» Task instructions:
All lines in the records below from the line with "Recreate this image" through the line with "from matplotlib.patches import Rectangle" are to be given again exactly, both ends included; the pictures are to be left out.

» Stored rows:

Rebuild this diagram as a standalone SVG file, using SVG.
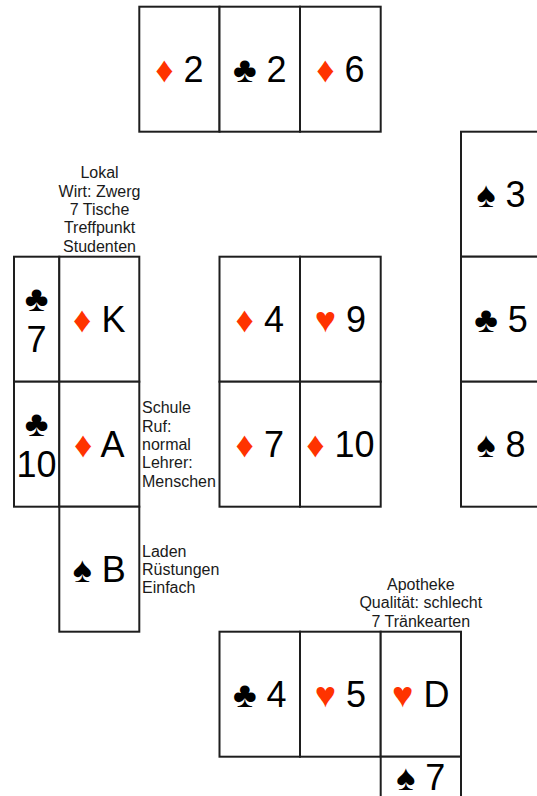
<svg xmlns="http://www.w3.org/2000/svg" width="537" height="796" viewBox="0 0 537 796">
<style>
.c{fill:#fff;stroke:#1e1e1e;stroke-width:2}
.t{font-family:"Liberation Sans",Arial,sans-serif;font-size:36px;fill:#000;text-anchor:middle}
.r{fill:#ff3300}
.l{font-family:"Liberation Sans",Arial,sans-serif;font-size:16px;fill:#1a1a1a}
.m{text-anchor:middle}
</style>
<rect width="537" height="796" fill="#fff"/>
<g id="top">
<g id="c-d2"><rect class="c" x="139.3" y="6.7" width="80.2" height="125"/><text class="t" x="179.4" y="82"><tspan class="r">♦</tspan> 2</text></g>
<g id="c-c2"><rect class="c" x="219.5" y="6.7" width="80.5" height="125"/><text class="t" x="259.8" y="82">♣ 2</text></g>
<g id="c-d6"><rect class="c" x="300" y="6.7" width="80.7" height="125"/><text class="t" x="340.4" y="82"><tspan class="r">♦</tspan> 6</text></g>
</g>
<g id="right">
<g id="c-s3"><rect class="c" x="461" y="131.7" width="80.5" height="125"/><text class="t" x="501" y="207">♠ 3</text></g>
<g id="c-c5"><rect class="c" x="461" y="256.7" width="80.5" height="125"/><text class="t" x="501" y="332">♣ 5</text></g>
<g id="c-s8"><rect class="c" x="461" y="381.7" width="80.5" height="125"/><text class="t" x="501" y="457">♠ 8</text></g>
</g>
<g id="left">
<g id="c-c7"><rect class="c" x="14" y="256.7" width="45.3" height="125"/><text class="t" x="36.6" y="311">♣</text><text class="t" x="36.6" y="352">7</text></g>
<g id="c-c10"><rect class="c" x="14" y="381.7" width="45.3" height="125"/><text class="t" x="36.6" y="436">♣</text><text class="t" x="36.6" y="477">10</text></g>
<g id="c-dK"><rect class="c" x="59.3" y="256.7" width="80" height="125"/><text class="t" x="99.3" y="332"><tspan class="r">♦</tspan> K</text></g>
<g id="c-dA"><rect class="c" x="59.3" y="381.7" width="80" height="125"/><text class="t" x="99.3" y="457"><tspan class="r">♦</tspan> A</text></g>
<g id="c-sB"><rect class="c" x="59.3" y="506.7" width="80" height="125"/><text class="t" x="99.3" y="582">♠ B</text></g>
</g>
<g id="middle">
<g id="c-d4"><rect class="c" x="219.5" y="256.7" width="80.5" height="125"/><text class="t" x="259.8" y="332"><tspan class="r">♦</tspan> 4</text></g>
<g id="c-h9"><rect class="c" x="300" y="256.7" width="80.7" height="125"/><text class="t" x="340.4" y="332"><tspan class="r">♥</tspan> 9</text></g>
<g id="c-d7"><rect class="c" x="219.5" y="381.7" width="80.5" height="125"/><text class="t" x="259.8" y="457"><tspan class="r">♦</tspan> 7</text></g>
<g id="c-d10"><rect class="c" x="300" y="381.7" width="80.7" height="125"/><text class="t" x="340.4" y="457"><tspan class="r">♦</tspan> 10</text></g>
</g>
<g id="bottom">
<g id="c-c4"><rect class="c" x="219.5" y="631.7" width="80.5" height="125"/><text class="t" x="259.8" y="707">♣ 4</text></g>
<g id="c-h5"><rect class="c" x="300" y="631.7" width="80.7" height="125"/><text class="t" x="340.4" y="707"><tspan class="r">♥</tspan> 5</text></g>
<g id="c-hD"><rect class="c" x="380.7" y="631.7" width="80.3" height="125"/><text class="t" x="420.8" y="707"><tspan class="r">♥</tspan> D</text></g>
<g id="c-s7"><rect class="c" x="380.7" y="756.7" width="80.3" height="125"/><text class="t" x="420.8" y="790">♠ 7</text></g>
</g>
<g id="labels">
<g id="lokal"><text class="l m" x="99.5" y="178.3">Lokal</text><text class="l m" x="99.5" y="196.7">Wirt: Zwerg</text><text class="l m" x="99.5" y="215">7 Tische</text><text class="l m" x="99.5" y="233.3">Treffpunkt</text><text class="l m" x="99.5" y="251.7">Studenten</text></g>
<g id="schule"><text class="l" x="142" y="413.3">Schule</text><text class="l" x="142" y="431.6">Ruf:</text><text class="l" x="142" y="450">normal</text><text class="l" x="142" y="468.3">Lehrer:</text><text class="l" x="142" y="486.7">Menschen</text></g>
<g id="laden"><text class="l" x="142" y="556.7">Laden</text><text class="l" x="142" y="575">Rüstungen</text><text class="l" x="142" y="593.3">Einfach</text></g>
<g id="apotheke"><text class="l m" x="420.8" y="590">Apotheke</text><text class="l m" x="420.8" y="608.3">Qualität: schlecht</text><text class="l m" x="420.8" y="626.6">7 Tränkearten</text></g>
</g>
<g id="connectors"/>
</svg>
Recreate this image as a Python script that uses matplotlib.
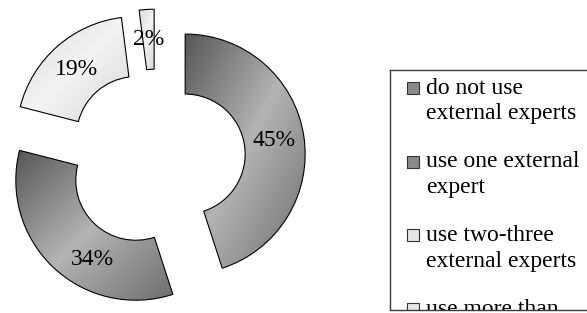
import numpy as np
import matplotlib.pyplot as plt
from matplotlib.patches import Rectangle

# data
shares = [45, 34, 19, 2]
labels = ["do not use\nexternal experts", "use one external\nexpert",
          "use two-three\nexternal experts", "use more than\nthree experts"]
# gradient stops per slice: top-left, middle, bottom-right
dark = ["#565656", "#b4b4b4", "#6e6e6e"]
light = ["#dcdcdc", "#f3f3f3", "#d6d6d6"]
stops = [dark, dark, light, light]

plt.rcParams['font.family'] = ['Liberation Serif', 'DejaVu Serif']

W, H = 587, 313
fig = plt.figure(figsize=(W / 100, H / 100), dpi=100)
ax = fig.add_axes([0, 0, 1, 1])

scale = 120.0   # px per unit radius
cx, cy = 156, 158.7  # pie centre, px from top-left

wedges, texts, autotexts = ax.pie(
    shares, startangle=90, counterclock=False, radius=1,
    explode=[0.246] * len(shares), autopct='%.0f%%', pctdistance=0.75,
    wedgeprops=dict(width=0.5, edgecolor='black', linewidth=0.8),
    textprops=dict(fontsize=17, color='black'))


def hex2rgb(h):
    return np.array([int(h[i:i + 2], 16) / 255 for i in (1, 3, 5)])


for w, st in zip(wedges, stops):
    ext = w.get_path().get_extents()
    x0, y0, x1, y1 = ext.x0, ext.y0, ext.x1, ext.y1
    n = 200
    xs = np.linspace(0, 1, n)
    ys = np.linspace(0, 1, n)
    gx, gy = np.meshgrid(xs, ys)
    t = (gx + gy) / 2  # row 0 = top (origin upper)
    c0, c1, c2 = [hex2rgb(s) for s in st]
    a = np.clip(t / 0.5, 0, 1)[..., None]
    b = np.clip((t - 0.5) / 0.5, 0, 1)[..., None]
    img = np.where(t[..., None] < 0.5, c0 + (c1 - c0) * a, c1 + (c2 - c1) * b)
    im = ax.imshow(img, extent=(x0, x1, y0, y1), origin='upper',
                   interpolation='bilinear', zorder=0.5)
    im.set_clip_path(w)
    w.set_facecolor('none')
    w.set_zorder(1)

for t in autotexts:
    t.set_zorder(3)

# the 34% label sits further round the ring than the slice middle
w = wedges[1]
ang = np.deg2rad(w.theta1 + (w.theta2 - w.theta1) * 0.62)
ox, oy = w.center
autotexts[1].set_position((ox + 0.75 * np.cos(ang), oy + 0.75 * np.sin(ang)))

ax.set_xlim(-cx / scale, (W - cx) / scale)
ax.set_ylim(-(H - cy) / scale, cy / scale)
ax.set_aspect('equal')
ax.axis('off')

# legend: its own axes, box runs off the figure and the last entry is cut
bx0, bx1, by0, by1 = 390, 620, 70, 309.5
lg = fig.add_axes([bx0 / W, (H - by1) / H, (bx1 - bx0) / W, (by1 - by0) / H])
lg.set_xlim(bx0, bx1)
lg.set_ylim(by1, by0)
lg.set_xticks([])
lg.set_yticks([])
lg.patch.set_alpha(0)
for sp in lg.spines.values():
    sp.set_color('#3a3a3a')
    sp.set_linewidth(1.0)
    sp.set_zorder(10)

legend_fills = ["#8a8a8a", "#8a8a8a", "#e6e6e6", "#e6e6e6"]
for i, (lab, fc) in enumerate(zip(labels, legend_fills)):
    yc = 88 + 73.7 * i
    lg.add_patch(Rectangle((407, yc - 6), 12, 12, facecolor=fc,
                           edgecolor='#333333', linewidth=0.8))
    for j, line in enumerate(lab.split("\n")):
        lg.text(426, yc + 26 * j, line, fontsize=17, va='center', ha='left',
                clip_on=True)

fig.savefig("out.png", dpi=100)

» Correct output:
Recreate this image as a Python script that uses matplotlib.
import numpy as np
import matplotlib.pyplot as plt
from matplotlib.patches import Rectangle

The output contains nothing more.